Contre toute attente, on se serait donc décidé, au sommet de la pyramide pédago-maçonnique, de revenir, dans les écoles, à une dictée quotidienne. La nécessité d’un exercice aussi efficace que la pratique assidue de la langue, expliquée par notre prêtresse de l’indistinction universelle, ne manque pas de paraître surréaliste, comme le jeu du cadavre exquis. Il faut vraiment que le système panique pour, soudainement, se mettre à proférer des évidences.
Car l’orthographe, depuis le Grand Siècle, est devenue, sinon une affaire d’État, au moins un signe de civilisation. Nos éminents grammairiens, en bornant, en ciselant, en réglant l’usage de la langue, en en précisant le maintien, comme dans une cérémonie royale, ont contribué, tout comme les salons mondains, l’art de la conversation, à asseoir les arts français de la parole et de l’écrit sur un socle solide, et à permettre le rayonnement de notre génie.
Ce n’est certes pas un hasard que les « déconstructeurs » de la non-pensée 68 se soient attaqués en priorité aux liens que les mots entretiennent dans la langue, singulièrement quand il s’agit d’une pratique légitimée par l’assentiment des siècles. La grammaire aurait été « fasciste » et, par sa rigueur, aurait empêché le bon peuple de s’exprimer. La liberté serait au prix de l’anéantissement de toute discipline.

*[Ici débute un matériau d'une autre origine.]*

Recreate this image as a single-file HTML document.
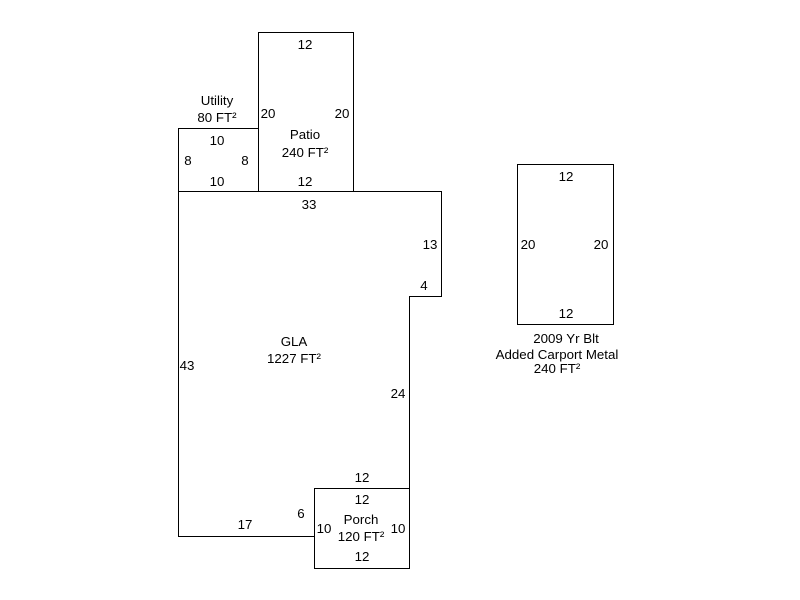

Le mot orthographe comporte, comme on le sait, le préfixe « ortho », qui signifie « droit ». Il est, bien entendu, question de correction, mais l’on concevra facilement que la correction s’applique aussi à l’art de se conduire en société, à la capacité de se maîtriser et au respect que l’on a de son paraître, notamment dans l’habit, qui n’est pas sans indiquer à quel genre d’habitude on a tendance à se vouer. Aussi l’orthographe est-elle un exercice spirituel, moral : il y faut être consciencieux, attentif, concentré, logique, et le bonheur d’un texte sans faute vous est donné comme une récompense. Ajoutez-y l’amour du mot, qui semble manquer à nos partisans du nettoyage radical, l’attachement à une histoire de la langue française, qui garde en elle la mémoire d’un passé brillant, et vous aurez de quoi peupler de mille fleurs le parterre de votre ennui.